STATED EXERCISE >> Only the pictures are left out: repeat the rest of the entries exactly.

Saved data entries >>

........

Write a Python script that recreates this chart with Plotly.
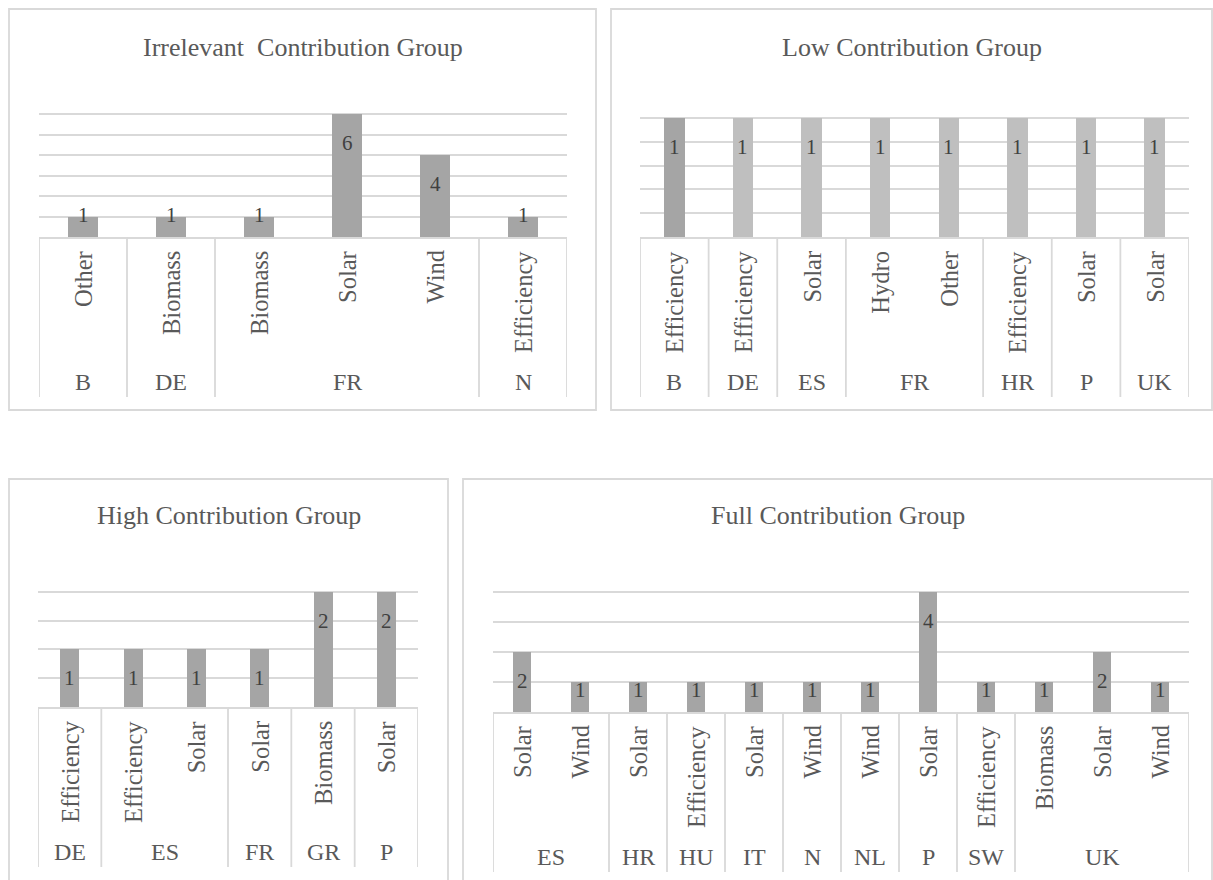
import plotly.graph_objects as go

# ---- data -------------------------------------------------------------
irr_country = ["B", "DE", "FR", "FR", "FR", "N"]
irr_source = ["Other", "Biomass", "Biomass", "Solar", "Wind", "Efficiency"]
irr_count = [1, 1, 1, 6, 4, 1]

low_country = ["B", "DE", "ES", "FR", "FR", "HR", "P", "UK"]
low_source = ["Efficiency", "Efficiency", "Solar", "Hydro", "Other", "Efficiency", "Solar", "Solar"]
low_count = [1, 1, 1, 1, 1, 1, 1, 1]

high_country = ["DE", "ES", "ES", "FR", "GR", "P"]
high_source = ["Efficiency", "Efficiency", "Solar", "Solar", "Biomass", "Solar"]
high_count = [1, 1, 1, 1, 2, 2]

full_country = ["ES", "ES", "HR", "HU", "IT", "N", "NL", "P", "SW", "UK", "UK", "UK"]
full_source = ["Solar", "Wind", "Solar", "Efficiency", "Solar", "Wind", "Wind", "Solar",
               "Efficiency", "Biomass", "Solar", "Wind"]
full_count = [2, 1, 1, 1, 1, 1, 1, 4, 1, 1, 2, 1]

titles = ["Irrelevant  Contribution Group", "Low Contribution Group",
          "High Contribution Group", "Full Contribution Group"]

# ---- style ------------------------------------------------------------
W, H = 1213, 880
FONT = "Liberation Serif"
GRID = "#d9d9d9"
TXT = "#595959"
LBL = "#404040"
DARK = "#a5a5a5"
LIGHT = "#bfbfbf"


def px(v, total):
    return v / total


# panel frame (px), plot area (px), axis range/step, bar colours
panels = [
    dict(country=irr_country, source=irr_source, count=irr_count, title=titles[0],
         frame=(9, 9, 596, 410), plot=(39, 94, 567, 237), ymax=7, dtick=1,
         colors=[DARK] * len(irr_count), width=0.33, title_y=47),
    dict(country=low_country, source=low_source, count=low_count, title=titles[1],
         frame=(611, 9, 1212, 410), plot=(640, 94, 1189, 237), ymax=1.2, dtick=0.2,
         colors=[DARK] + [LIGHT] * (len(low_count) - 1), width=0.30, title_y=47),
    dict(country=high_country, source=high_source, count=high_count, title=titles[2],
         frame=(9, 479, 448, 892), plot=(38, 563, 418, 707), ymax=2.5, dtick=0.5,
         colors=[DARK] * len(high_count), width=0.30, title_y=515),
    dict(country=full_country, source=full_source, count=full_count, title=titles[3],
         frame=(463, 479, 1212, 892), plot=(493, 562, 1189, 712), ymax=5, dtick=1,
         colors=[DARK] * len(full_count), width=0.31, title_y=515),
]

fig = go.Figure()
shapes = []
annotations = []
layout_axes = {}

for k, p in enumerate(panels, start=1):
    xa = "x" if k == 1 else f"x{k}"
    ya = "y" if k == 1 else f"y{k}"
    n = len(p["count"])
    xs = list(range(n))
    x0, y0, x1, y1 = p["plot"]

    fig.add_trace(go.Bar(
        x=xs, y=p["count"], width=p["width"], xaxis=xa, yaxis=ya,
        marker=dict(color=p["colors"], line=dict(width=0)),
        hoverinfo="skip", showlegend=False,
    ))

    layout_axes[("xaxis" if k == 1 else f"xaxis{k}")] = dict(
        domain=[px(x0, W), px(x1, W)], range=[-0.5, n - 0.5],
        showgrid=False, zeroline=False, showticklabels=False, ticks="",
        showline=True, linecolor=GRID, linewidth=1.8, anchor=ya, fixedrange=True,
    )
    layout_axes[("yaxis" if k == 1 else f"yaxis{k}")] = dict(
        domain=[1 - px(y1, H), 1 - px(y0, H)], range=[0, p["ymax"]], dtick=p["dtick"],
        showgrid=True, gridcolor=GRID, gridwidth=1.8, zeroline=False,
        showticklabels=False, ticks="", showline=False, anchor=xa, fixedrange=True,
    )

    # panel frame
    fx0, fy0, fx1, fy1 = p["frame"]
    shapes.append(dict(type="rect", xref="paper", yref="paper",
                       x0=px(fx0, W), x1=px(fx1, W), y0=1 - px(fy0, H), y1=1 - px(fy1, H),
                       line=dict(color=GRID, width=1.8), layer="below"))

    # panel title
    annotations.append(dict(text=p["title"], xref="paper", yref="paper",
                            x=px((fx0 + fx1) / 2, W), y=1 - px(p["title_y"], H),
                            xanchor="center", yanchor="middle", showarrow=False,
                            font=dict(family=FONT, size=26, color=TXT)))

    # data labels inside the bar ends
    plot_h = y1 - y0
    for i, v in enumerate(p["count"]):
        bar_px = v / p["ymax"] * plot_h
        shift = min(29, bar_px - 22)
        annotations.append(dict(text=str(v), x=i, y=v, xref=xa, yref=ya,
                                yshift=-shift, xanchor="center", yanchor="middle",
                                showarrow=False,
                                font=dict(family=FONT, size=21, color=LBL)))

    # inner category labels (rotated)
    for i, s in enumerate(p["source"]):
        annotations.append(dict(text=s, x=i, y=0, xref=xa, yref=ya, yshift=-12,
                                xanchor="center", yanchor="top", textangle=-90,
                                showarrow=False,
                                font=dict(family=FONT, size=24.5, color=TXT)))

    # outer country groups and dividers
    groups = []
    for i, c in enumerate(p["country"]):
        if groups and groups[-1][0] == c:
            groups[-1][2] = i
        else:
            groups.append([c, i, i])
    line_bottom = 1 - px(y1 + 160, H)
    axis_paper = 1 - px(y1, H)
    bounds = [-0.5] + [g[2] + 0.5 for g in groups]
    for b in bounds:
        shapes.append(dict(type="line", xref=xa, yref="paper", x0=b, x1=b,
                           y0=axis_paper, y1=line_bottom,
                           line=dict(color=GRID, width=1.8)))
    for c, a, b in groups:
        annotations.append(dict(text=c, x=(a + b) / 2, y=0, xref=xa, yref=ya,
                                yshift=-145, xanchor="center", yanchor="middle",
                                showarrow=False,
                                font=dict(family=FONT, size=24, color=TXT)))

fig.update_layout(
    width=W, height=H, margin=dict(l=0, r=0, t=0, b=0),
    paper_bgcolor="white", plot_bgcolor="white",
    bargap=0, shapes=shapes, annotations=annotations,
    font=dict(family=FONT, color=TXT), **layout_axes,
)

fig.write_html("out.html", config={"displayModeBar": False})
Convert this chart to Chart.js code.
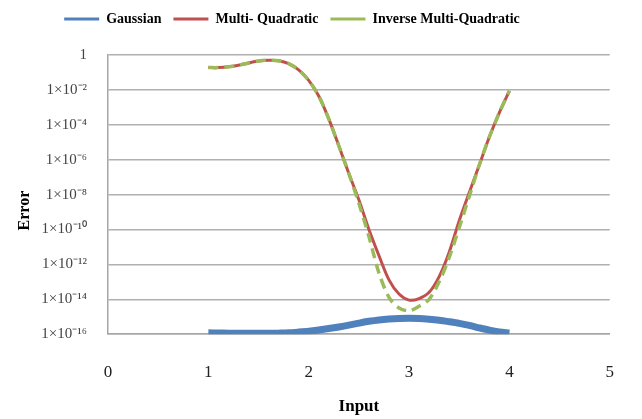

........

SOLVED PROBLEM >>
Write a Python script that recreates this chart with Plotly.
import plotly.graph_objects as go

# ---- data -------------------------------------------------------------
irr_country = ["B", "DE", "FR", "FR", "FR", "N"]
irr_source = ["Other", "Biomass", "Biomass", "Solar", "Wind", "Efficiency"]
irr_count = [1, 1, 1, 6, 4, 1]

low_country = ["B", "DE", "ES", "FR", "FR", "HR", "P", "UK"]
low_source = ["Efficiency", "Efficiency", "Solar", "Hydro", "Other", "Efficiency", "Solar", "Solar"]
low_count = [1, 1, 1, 1, 1, 1, 1, 1]

high_country = ["DE", "ES", "ES", "FR", "GR", "P"]
high_source = ["Efficiency", "Efficiency", "Solar", "Solar", "Biomass", "Solar"]
high_count = [1, 1, 1, 1, 2, 2]

full_country = ["ES", "ES", "HR", "HU", "IT", "N", "NL", "P", "SW", "UK", "UK", "UK"]
full_source = ["Solar", "Wind", "Solar", "Efficiency", "Solar", "Wind", "Wind", "Solar",
               "Efficiency", "Biomass", "Solar", "Wind"]
full_count = [2, 1, 1, 1, 1, 1, 1, 4, 1, 1, 2, 1]

titles = ["Irrelevant  Contribution Group", "Low Contribution Group",
          "High Contribution Group", "Full Contribution Group"]

# ---- style ------------------------------------------------------------
W, H = 1213, 880
FONT = "Liberation Serif"
GRID = "#d9d9d9"
TXT = "#595959"
LBL = "#404040"
DARK = "#a5a5a5"
LIGHT = "#bfbfbf"


def px(v, total):
    return v / total


# panel frame (px), plot area (px), axis range/step, bar colours
panels = [
    dict(country=irr_country, source=irr_source, count=irr_count, title=titles[0],
         frame=(9, 9, 596, 410), plot=(39, 94, 567, 237), ymax=7, dtick=1,
         colors=[DARK] * len(irr_count), width=0.33, title_y=47),
    dict(country=low_country, source=low_source, count=low_count, title=titles[1],
         frame=(611, 9, 1212, 410), plot=(640, 94, 1189, 237), ymax=1.2, dtick=0.2,
         colors=[DARK] + [LIGHT] * (len(low_count) - 1), width=0.30, title_y=47),
    dict(country=high_country, source=high_source, count=high_count, title=titles[2],
         frame=(9, 479, 448, 892), plot=(38, 563, 418, 707), ymax=2.5, dtick=0.5,
         colors=[DARK] * len(high_count), width=0.30, title_y=515),
    dict(country=full_country, source=full_source, count=full_count, title=titles[3],
         frame=(463, 479, 1212, 892), plot=(493, 562, 1189, 712), ymax=5, dtick=1,
         colors=[DARK] * len(full_count), width=0.31, title_y=515),
]

fig = go.Figure()
shapes = []
annotations = []
layout_axes = {}

for k, p in enumerate(panels, start=1):
    xa = "x" if k == 1 else f"x{k}"
    ya = "y" if k == 1 else f"y{k}"
    n = len(p["count"])
    xs = list(range(n))
    x0, y0, x1, y1 = p["plot"]

    fig.add_trace(go.Bar(
        x=xs, y=p["count"], width=p["width"], xaxis=xa, yaxis=ya,
        marker=dict(color=p["colors"], line=dict(width=0)),
        hoverinfo="skip", showlegend=False,
    ))

    layout_axes[("xaxis" if k == 1 else f"xaxis{k}")] = dict(
        domain=[px(x0, W), px(x1, W)], range=[-0.5, n - 0.5],
        showgrid=False, zeroline=False, showticklabels=False, ticks="",
        showline=True, linecolor=GRID, linewidth=1.8, anchor=ya, fixedrange=True,
    )
    layout_axes[("yaxis" if k == 1 else f"yaxis{k}")] = dict(
        domain=[1 - px(y1, H), 1 - px(y0, H)], range=[0, p["ymax"]], dtick=p["dtick"],
        showgrid=True, gridcolor=GRID, gridwidth=1.8, zeroline=False,
        showticklabels=False, ticks="", showline=False, anchor=xa, fixedrange=True,
    )

    # panel frame
    fx0, fy0, fx1, fy1 = p["frame"]
    shapes.append(dict(type="rect", xref="paper", yref="paper",
                       x0=px(fx0, W), x1=px(fx1, W), y0=1 - px(fy0, H), y1=1 - px(fy1, H),
                       line=dict(color=GRID, width=1.8), layer="below"))

    # panel title
    annotations.append(dict(text=p["title"], xref="paper", yref="paper",
                            x=px((fx0 + fx1) / 2, W), y=1 - px(p["title_y"], H),
                            xanchor="center", yanchor="middle", showarrow=False,
                            font=dict(family=FONT, size=26, color=TXT)))

    # data labels inside the bar ends
    plot_h = y1 - y0
    for i, v in enumerate(p["count"]):
        bar_px = v / p["ymax"] * plot_h
        shift = min(29, bar_px - 22)
        annotations.append(dict(text=str(v), x=i, y=v, xref=xa, yref=ya,
                                yshift=-shift, xanchor="center", yanchor="middle",
                                showarrow=False,
                                font=dict(family=FONT, size=21, color=LBL)))

    # inner category labels (rotated)
    for i, s in enumerate(p["source"]):
        annotations.append(dict(text=s, x=i, y=0, xref=xa, yref=ya, yshift=-12,
                                xanchor="center", yanchor="top", textangle=-90,
                                showarrow=False,
                                font=dict(family=FONT, size=24.5, color=TXT)))

    # outer country groups and dividers
    groups = []
    for i, c in enumerate(p["country"]):
        if groups and groups[-1][0] == c:
            groups[-1][2] = i
        else:
            groups.append([c, i, i])
    line_bottom = 1 - px(y1 + 160, H)
    axis_paper = 1 - px(y1, H)
    bounds = [-0.5] + [g[2] + 0.5 for g in groups]
    for b in bounds:
        shapes.append(dict(type="line", xref=xa, yref="paper", x0=b, x1=b,
                           y0=axis_paper, y1=line_bottom,
                           line=dict(color=GRID, width=1.8)))
    for c, a, b in groups:
        annotations.append(dict(text=c, x=(a + b) / 2, y=0, xref=xa, yref=ya,
                                yshift=-145, xanchor="center", yanchor="middle",
                                showarrow=False,
                                font=dict(family=FONT, size=24, color=TXT)))

fig.update_layout(
    width=W, height=H, margin=dict(l=0, r=0, t=0, b=0),
    paper_bgcolor="white", plot_bgcolor="white",
    bargap=0, shapes=shapes, annotations=annotations,
    font=dict(family=FONT, color=TXT), **layout_axes,
)

fig.write_html("out.html", config={"displayModeBar": False})
Convert this chart to Chart.js code.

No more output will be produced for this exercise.